No, you can't always get what you want ...
You can't always get what you want ...
You can't always get what you want ...

But if you try sometimes ... you find ...
You get what you need.

Really? Does this happen? Do people really find this phenomenon is an actuality? Well, I want snow, and I live in southern California.

We'll see, won't we?

Meggy

Monday, December 04, 2006

Who Was That Masked Woman?

Yesterday I saw my mother in church; we were sitting about 10 rows back from her when I spotted her grey hair up towards the front. She was wearing a short black sweater with a mandarin-style collar, and a single red and white flower pattern sewn on the back. It was quite typical of her, actually. She's always had a great sense of style.

As I watched her, she reached back and fixed her hair. This, too, is something that has been typical of her for as many years as I can remember. For some reason, she's always been concerned that her hair will be, "flat" in one spot. So she combs it out with her fingers, pulling it this way and that, finishing with a pat before going back to her songbook.

My mother has an interesting build. It's the type of build I wish I had, and probably would have, if I lost ... Oh, I don't know, a gazillion pounds. She has square shoulders, like those on a sewing dummy (what are those things called?); but her waist and hips are very narrow. Consequently, she can never buy a suit, "off the rack". She can buy some tops, but prefers to sew most of her pants herself.

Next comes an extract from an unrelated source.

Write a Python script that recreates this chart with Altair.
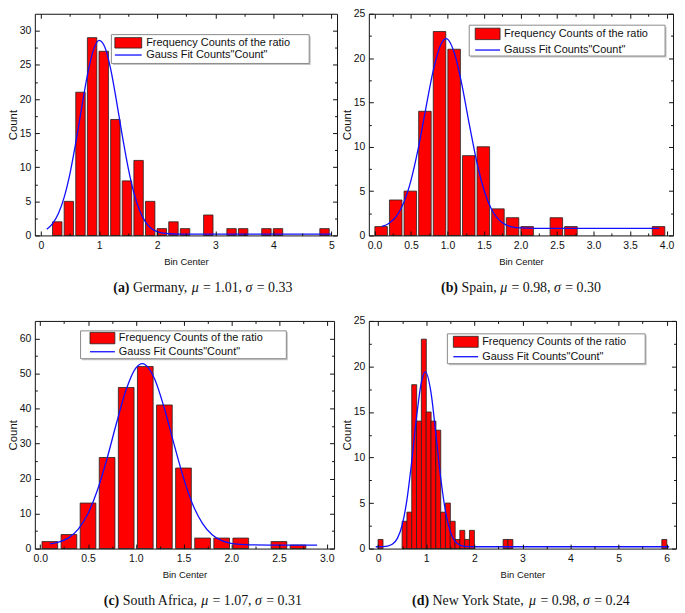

She's a size 8 on top because of her shoulders, although she's very thin, and about a 4-6 on the bottom.

I need to talk to my mother. There are so many things wrong, and day after day I feel like the only person in my life who can, or could, help me is my mother. She KNOWS .... understands. There's that knack for seeing inside me and getting to the heart of the problem, even if it's not exactly what I want to hear. But at least it's something tangible and useful, and ALWAYS done with love.

The only problem? My mother has been dead for 16 years.